Stored items:
────────────────────────────────────────
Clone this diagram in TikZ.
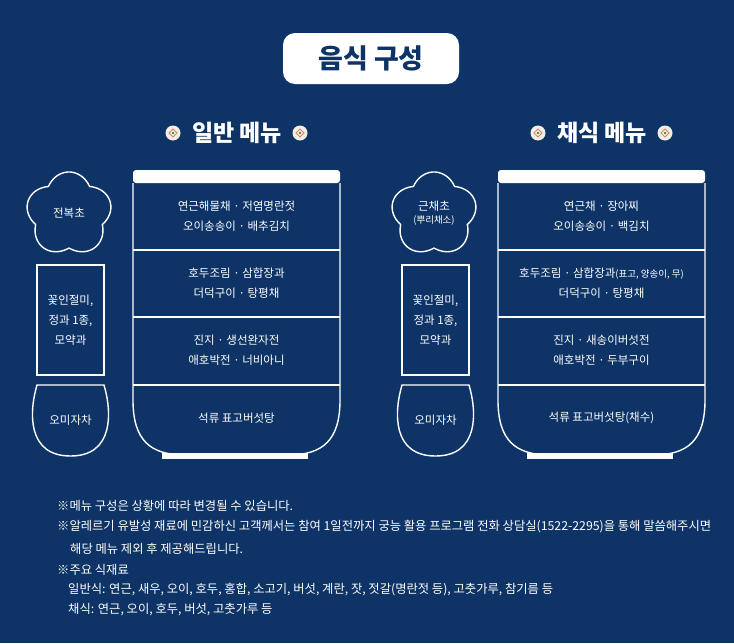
\documentclass[tikz,border=0pt]{standalone}
\usepackage{fontspec}
\setmainfont{Noto Sans CJK KR}
\definecolor{navy}{HTML}{0E3366}
\definecolor{cream}{HTML}{F3EEE0}
\definecolor{petal}{HTML}{D9837A}
\begin{document}
\begin{tikzpicture}[x=1pt,y=-1pt,
  wl/.style={draw=white,line width=1.4pt},
  txt/.style={text=white,font=\fontsize{11.5}{20}\selectfont,align=center},
  note/.style={text=white,font=\fontsize{12.3}{14}\selectfont,anchor=west,inner sep=0},
  sub/.style={text=white,font=\fontsize{23}{25}\selectfont\bfseries},
  icon/.pic={\fill[cream] (0,0) circle (7.5);
    \draw[petal,line width=1pt] (0,-4)--(4,0)--(0,4)--(-4,0)--cycle;
    \fill[green!50!black] (0,0) circle (1.2);}]
\fill[navy] (0,0) rectangle (734,643);
\useasboundingbox (0,0) rectangle (734,643);
% title
\node[fill=white,rounded corners=12pt,minimum width=176pt,minimum height=51pt,
  text=navy,font=\fontsize{27}{30}\selectfont\bfseries] (title) at (371,58.5) {음식 구성};
\foreach \ox/\nm in {0/일반 메뉴,365/채식 메뉴}{
  \begin{scope}[shift={(\ox,0)}]
  \node[sub] (sub\ox) at (237,133) {\nm};
  \pic at (173,133) {icon}; \pic at (300,133) {icon};
  % flower
  \draw[wl,domain=0:360,samples=300,smooth] plot ({69+(35+8*abs(cos(2.5*(\x-90))))*cos(\x)},{214-(34+8*abs(cos(2.5*(\x-90))))*sin(\x)});
  % rect
  \draw[wl] (37,265) rectangle (104,375);
  \node[txt] (rc\ox) at (70.5,320) {꽃인절미,\\정과 1종,\\모약과};
  % cup
  \draw[wl] (37,385) -- (104,385) .. controls (112,412) and (114,456) .. (70.5,456) .. controls (27,456) and (29,412) .. (37,385) -- cycle;
  \node[txt] (cup\ox) at (70.5,420) {오미자차};
  % bowl
  \draw[wl] (133,183) -- (133,400) .. controls (133,440) and (150,455) .. (185,455) -- (288,455) .. controls (323,455) and (340,440) .. (340,400) -- (340,183);
  \fill[white,rounded corners=3pt] (133,183) -- (133,170) -- (340,170) -- (340,183) -- cycle;
  \fill[white] (162,453) rectangle (308,459);
  \draw[wl] (133,250) -- (340,250) (133,317) -- (340,317) (133,385) -- (340,385);
  \end{scope}}
\node[txt] (f1) at (69,213) {전복초};
\node[txt,font=\fontsize{11.5}{13}\selectfont] (f2) at (434,213) {근채초\\{\fontsize{9.5}{12}\selectfont(뿌리채소)}};
\node[txt] (a1) at (236.5,216) {연근해물채 · 저염명란젓\\오이송송이 · 배추김치};
\node[txt] (a2) at (236.5,283) {호두조림 · 삼합장과\\더덕구이 · 탕평채};
\node[txt] (a3) at (236.5,350) {진지 · 생선완자전\\애호박전 · 너비아니};
\node[txt] (a4) at (236.5,418) {석류 표고버섯탕};
\node[txt] (b1) at (601.5,216) {연근채 · 장아찌\\오이송송이 · 백김치};
\node[txt] (b2) at (601.5,283) {호두조림 · 삼합장과{\fontsize{9.5}{11}\selectfont(표고, 양송이, 무)}\\더덕구이 · 탕평채};
\node[txt] (b3) at (601.5,350) {진지 · 새송이버섯전\\애호박전 · 두부구이};
\node[txt] (b4) at (601.5,418) {석류 표고버섯탕(채수)};
% notes
\node[note] (n1) at (57,506) {※메뉴 구성은 상황에 따라 변경될 수 있습니다.};
\node[note] (n2) at (57,527) {※알레르기 유발성 재료에 민감하신 고객께서는 참여 1일전까지 궁능 활용 프로그램 전화 상담실(1522-2295)을 통해 말씀해주시면};
\node[note] (n3) at (70,549) {해당 메뉴 제외 후 제공해드립니다.};
\node[note] (n4) at (57,570) {※주요 식재료};
\node[note] (n5) at (68,590) {일반식: 연근, 새우, 오이, 호두, 홍합, 소고기, 버섯, 계란, 잣, 젓갈(명란젓 등), 고춧가루, 참기름 등};
\node[note] (n6) at (68,610) {채식: 연근, 오이, 호두, 버섯, 고춧가루 등};
\end{tikzpicture}
\end{document}
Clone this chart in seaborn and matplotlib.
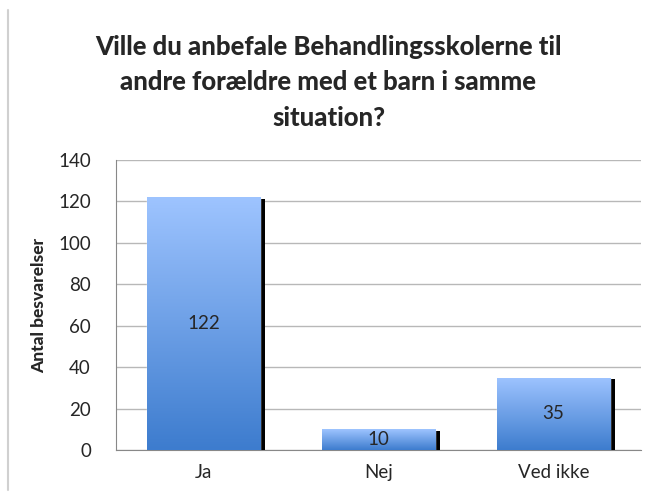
import numpy as np
import pandas as pd
import seaborn as sns
import matplotlib.pyplot as plt
import matplotlib.patheffects as pe
from matplotlib.colors import LinearSegmentedColormap
from matplotlib.lines import Line2D

# data
svar = ["Ja", "Nej", "Ved ikke"]
antal = [122, 10, 35]
df = pd.DataFrame({"svar": svar, "antal": antal})

sns.set_style("white")
plt.rcParams["font.family"] = ["Lato", "DejaVu Sans"]

fig = plt.figure(figsize=(6.57, 4.95), dpi=100)
ax = fig.add_axes([116 / 657, 45 / 495, 525 / 657, 290 / 495])

sns.barplot(data=df, x="svar", y="antal", color="#6a9be0", width=0.65, ax=ax, zorder=3)

ax.set_ylim(0, 140)
ax.set_yticks(range(0, 141, 20))
ax.set_xlim(-0.5, 2.5)
ax.yaxis.grid(True, color="#b8b8b8", lw=1, zorder=0)
ax.set_axisbelow(True)
for s in ["top", "right"]:
    ax.spines[s].set_visible(False)
ax.spines["left"].set_color("#888888")
ax.spines["bottom"].set_color("#888888")
ax.tick_params(axis="y", labelsize=13.5, length=0, pad=18)
ax.tick_params(axis="x", labelsize=13.5, length=0, pad=10)
ax.set_xlabel("")
ax.set_ylabel("Antal besvarelser", fontsize=12.5, fontweight="black", labelpad=8)

# gradient fill and shadow
cmap = LinearSegmentedColormap.from_list("blå", ["#3d7cce", "#9ec4ff"])
grad = np.linspace(0, 1, 256).reshape(-1, 1)
for p, v in zip(ax.patches, antal):
    p.set_path_effects([pe.SimplePatchShadow(offset=(3.5, -1.2), shadow_rgbFace="black", alpha=1), pe.Normal()])
    x0, w = p.get_x(), p.get_width()
    im = ax.imshow(grad, cmap=cmap, aspect="auto", origin="lower",
                   extent=[x0, x0 + w, 0, v], zorder=4)
    im.set_clip_path(p)
    ax.text(x0 + w / 2, v / 2, str(v), ha="center", va="center", fontsize=13.5, zorder=5)
ax.set_xlim(-0.5, 2.5)
ax.set_ylim(0, 140)

fig.suptitle("Ville du anbefale Behandlingsskolerne til\nandre forældre med et barn i samme\nsituation?",
             fontsize=18.5, fontweight="black", y=0.93, linespacing=1.58)

fig.add_artist(Line2D([8 / 657, 8 / 657], [5 / 495, 1 - 10 / 495], color="#d0d0d0", lw=1.5))

fig.savefig("out.png", dpi=100)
────────────────────────────────────────
Extract exactly the lines running from the line containing "Clone this chart in seaborn and matplotlib." to the line containing "width=0.65, ax=ax, zorder=3)", with both end lines included and all pictures left out.

Clone this chart in seaborn and matplotlib.
import numpy as np
import pandas as pd
import seaborn as sns
import matplotlib.pyplot as plt
import matplotlib.patheffects as pe
from matplotlib.colors import LinearSegmentedColormap
from matplotlib.lines import Line2D

# data
svar = ["Ja", "Nej", "Ved ikke"]
antal = [122, 10, 35]
df = pd.DataFrame({"svar": svar, "antal": antal})

sns.set_style("white")
plt.rcParams["font.family"] = ["Lato", "DejaVu Sans"]

fig = plt.figure(figsize=(6.57, 4.95), dpi=100)
ax = fig.add_axes([116 / 657, 45 / 495, 525 / 657, 290 / 495])

sns.barplot(data=df, x="svar", y="antal", color="#6a9be0", width=0.65, ax=ax, zorder=3)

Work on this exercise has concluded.